On the day that I retired from my work as a physician at the Veterans Administration, my wife asked me if I could start learning how to play bridge in order for her to have a consistent (if not ornery) partner. At the time, she was taking lessons from Barbara Patterson at Ami Bridge. I was skilled at chess, but bridge was not part of my life up until then. It just so happened that Diana had a book by Audrey Grant on bidding which Barbara had lent her. For the next 5 days, I studied that book and managed to complete it in time to compete with Diana in Barbara’s upcoming Friday morning beginners’ tournament.
As bad luck would have it, I happened to draw several unusual hands that first morning covered only in the Appendix of Audrey’s book. One hand was weak with 8 hearts. Another was a slam hand requiring knowledge of Blackwood. Barbara was kind enough to walk around the room assisting beginners with bidding, and she managed to teach me how to bid these hands. I also noticed that the convention cards Barbara had described common opening leads with both suit and no trump contracts.
By studying that and with the bidding knowledge gained that morning, I discovered that I had just enough knowledge to be competitive at the novice level.

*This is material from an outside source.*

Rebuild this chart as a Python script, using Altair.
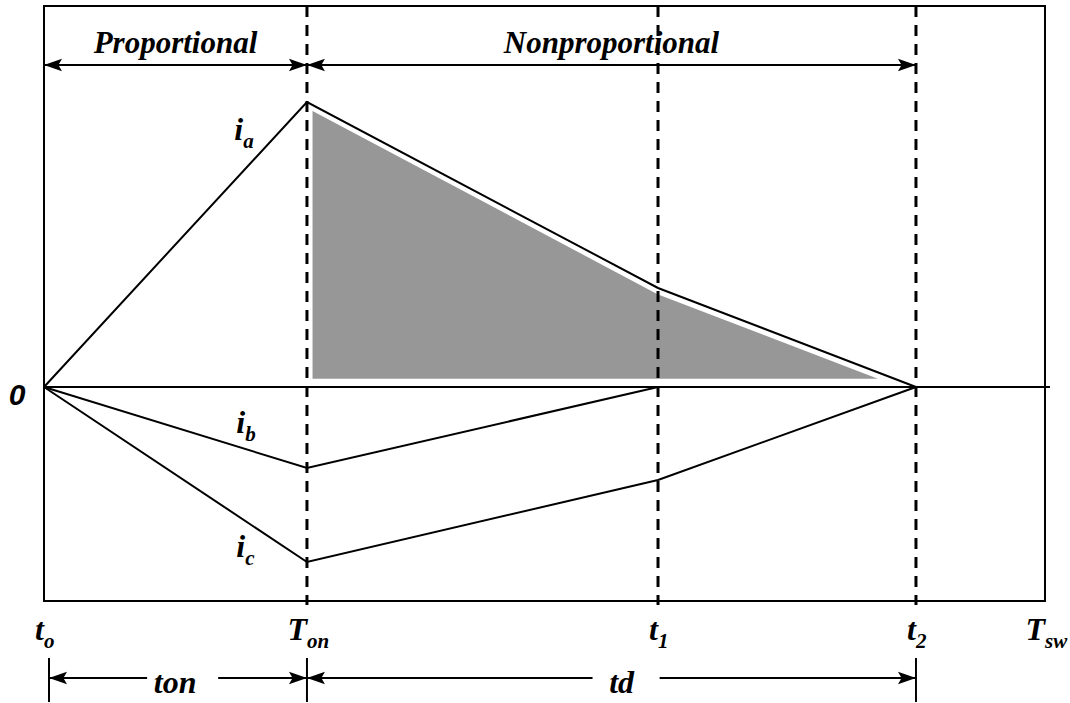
import altair as alt
import pandas as pd

# Switching instants (time normalised to the switching period T_sw = 1)
T_O, T_ON, T_1, T_2, T_SW = 0.0, 0.2627, 0.6134, 0.8711, 1.0

# Phase currents at the breakpoints
ia_t = [T_O, T_ON, T_1, T_2]
ia_v = [0.0, 2.85, 0.99, 0.0]
ib_t = [T_O, T_ON, T_1]
ib_v = [0.0, -0.81, 0.0]
ic_t = [T_O, T_ON, T_1, T_2]
ic_v = [0.0, -1.75, -0.93, 0.0]

# Shaded charge region under i_a during the nonproportional interval
shade_t = [0.267, T_1, 0.840]
shade_top = [2.78, 0.94, 0.07]
shade_base = 0.07

# Time-axis labels (main letter + subscript)
tick_main = ["t", "T", "t", "t", "T"]
tick_sub = ["o", "on", "1", "2", "sw"]
tick_pos = [T_O, T_ON, T_1, T_2, T_SW]

# Current labels
cur_main = ["i", "i", "i"]
cur_sub = ["a", "b", "c"]
cur_t = [0.199, 0.201, 0.201]
cur_y = [2.47, -0.46, -1.70]

Y_MIN, Y_MAX = -2.14, 3.81
xs = alt.Scale(domain=[0, 1], nice=False, zero=False)
ys = alt.Scale(domain=[Y_MIN, Y_MAX], nice=False, zero=False)
X = lambda f="t": alt.X(f"{f}:Q", scale=xs, axis=None)
Y = lambda f="y": alt.Y(f"{f}:Q", scale=ys, axis=None)

SERIF = "Liberation Serif"

# ---- currents
curves = pd.concat([
    pd.DataFrame({"t": ia_t, "y": ia_v, "s": "ia"}),
    pd.DataFrame({"t": ib_t, "y": ib_v, "s": "ib"}),
    pd.DataFrame({"t": ic_t, "y": ic_v, "s": "ic"}),
])
lines = alt.Chart(curves).mark_line(color="black", strokeWidth=2).encode(
    x=X(), y=Y(), detail="s:N", order="t:Q")

shade_df = pd.DataFrame({"t": shade_t, "y": shade_top, "y0": shade_base})
shade = alt.Chart(shade_df).mark_area(
    color="#979797", stroke="white", strokeWidth=2.5, opacity=1
).encode(x=X(), y=Y(), y2="y0:Q")

# ---- zero line
zero = alt.Chart(pd.DataFrame({"t": [0.0], "t2": [1.005], "y": [0.0]})).mark_rule(
    color="black", strokeWidth=2).encode(x=X(), x2="t2:Q", y=Y())

# ---- dashed markers
dash_df = pd.DataFrame({"t": [T_ON, T_1, T_2], "y": [Y_MAX] * 3, "y2": [-2.18] * 3})
dashes = alt.Chart(dash_df).mark_rule(
    color="black", strokeWidth=3, strokeDash=[11, 8]).encode(x=X(), y=Y(), y2="y2:Q")

# ---- dimension arrows
ARROW_TOP = 3.22
ARROW_BOT = -2.91
SPAN_START = 0.005
seg_df = pd.DataFrame({
    "t": [T_O, T_ON, SPAN_START, 0.174, T_ON, 0.615],
    "t2": [T_ON, T_2, 0.103, T_ON, 0.548, T_2],
    "y": [ARROW_TOP, ARROW_TOP, ARROW_BOT, ARROW_BOT, ARROW_BOT, ARROW_BOT],
})
segs = alt.Chart(seg_df).mark_rule(color="black", strokeWidth=2).encode(
    x=X(), x2="t2:Q", y=Y())

RIGHT_HEAD = "M0,0L-2,-0.7L-1.6,0L-2,0.7Z"
LEFT_HEAD = "M0,0L2,-0.7L1.6,0L2,0.7Z"
heads_r = alt.Chart(pd.DataFrame({
    "t": [T_ON, T_2, T_ON, T_2], "y": [ARROW_TOP, ARROW_TOP, ARROW_BOT, ARROW_BOT]})
).mark_point(shape=RIGHT_HEAD, filled=True, color="black", size=324, opacity=1,
             strokeWidth=0).encode(x=X(), y=Y())
heads_l = alt.Chart(pd.DataFrame({
    "t": [T_O, T_ON, SPAN_START, T_ON], "y": [ARROW_TOP, ARROW_TOP, ARROW_BOT, ARROW_BOT]})
).mark_point(shape=LEFT_HEAD, filled=True, color="black", size=324, opacity=1,
             strokeWidth=0).encode(x=X(), y=Y())

ticks = alt.Chart(pd.DataFrame({"t": [SPAN_START, T_ON, T_2], "y": [-2.71] * 3,
                                "y2": [-3.15] * 3})).mark_rule(
    color="black", strokeWidth=2).encode(x=X(), y=Y(), y2="y2:Q")

# ---- texts
def ital(**kw):
    base = dict(font=SERIF, fontStyle="italic", fontWeight="bold", color="black",
                baseline="alphabetic")
    base.update(kw)
    return base

interval_df = pd.DataFrame({"t": [T_ON / 2, (T_ON + T_2) / 2], "y": [3.34, 3.34],
                            "txt": ["Proportional", "Nonproportional"]})
interval_txt = alt.Chart(interval_df).mark_text(**ital(fontSize=31, align="center")).encode(
    x=X(), y=Y(), text="txt:N")

span_df = pd.DataFrame({"t": [0.131, 0.577], "y": [-3.06, -3.06], "txt": ["ton", "td"]})
span_txt = alt.Chart(span_df).mark_text(**ital(fontSize=32, align="center")).encode(
    x=X(), y=Y(), text="txt:N")

tick_df = pd.DataFrame({"t": tick_pos, "y": [-2.53] * 5, "m": tick_main, "s": tick_sub})
tick_m = alt.Chart(tick_df).mark_text(**ital(fontSize=32, align="right")).encode(
    x=X(), y=Y(), text="m:N")
tick_s = alt.Chart(tick_df).mark_text(**ital(fontSize=21, align="left", dy=8)).encode(
    x=X(), y=Y(), text="s:N")

cur_df = pd.DataFrame({"t": cur_t, "y": cur_y, "m": cur_main, "s": cur_sub})
cur_m = alt.Chart(cur_df).mark_text(**ital(fontSize=32, align="right")).encode(
    x=X(), y=Y(), text="m:N")
cur_s = alt.Chart(cur_df).mark_text(**ital(fontSize=21, align="left", dy=8)).encode(
    x=X(), y=Y(), text="s:N")

zero_lbl = alt.Chart(pd.DataFrame({"t": [-0.027], "y": [-0.18], "txt": ["0"]})).mark_text(
    font="Liberation Sans", fontStyle="italic", fontWeight="bold",
    fontSize=30, color="black", align="center", baseline="alphabetic"
).encode(x=X(), y=Y(), text="txt:N")

chart = alt.layer(
    shade, zero, lines, dashes, segs, heads_r, heads_l, ticks,
    interval_txt, span_txt, tick_m, tick_s, cur_m, cur_s, zero_lbl,
).properties(
    width=1001, height=595,
    autosize=alt.AutoSizeParams(type="none"),
    padding={"left": 44, "top": 6, "right": 25, "bottom": 102},
    background="white",
).configure_view(stroke="black", strokeWidth=2)

chart.save("out.html", embed_options={"renderer": "svg", "actions": False})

As we continued to play tournaments at Ami, many of the more skilled players casually provided us with tips along the way. Perhaps the best tip was to obtain the book Twenty Five Conventions You Should Know by Barbara Seagram. However, I quickly realized that if only one member of the partnership reads the book but the other doesn’t, it doesn’t really help. I also saw that some of the better players were walking around with your books, and that’s when I decided to order them.
As my knowledge increased, I started to attract the attention of higher ranked players who occasionally invited me into partnership. Playing with multiple new partners was both instructive and frustrating. I learned a lot, but I also found it difficult to really be “in synch” with scattered partners-particularly on defense.
Since you asked if there is anything the District can do to improve the bridge experience, I would have to say that it would have been nice to be able call upon an expert within the District who would be willing to mentor a beginner with insatiable curiosity for the game. Barbara tried this once, but there did not appear to be much interest, and it did not continue.
I think I actually now like bridge more than chess. I’ve discovered that when I lose at chess, it’s my fault; when I lose at bridge, it’s my partner’s fault!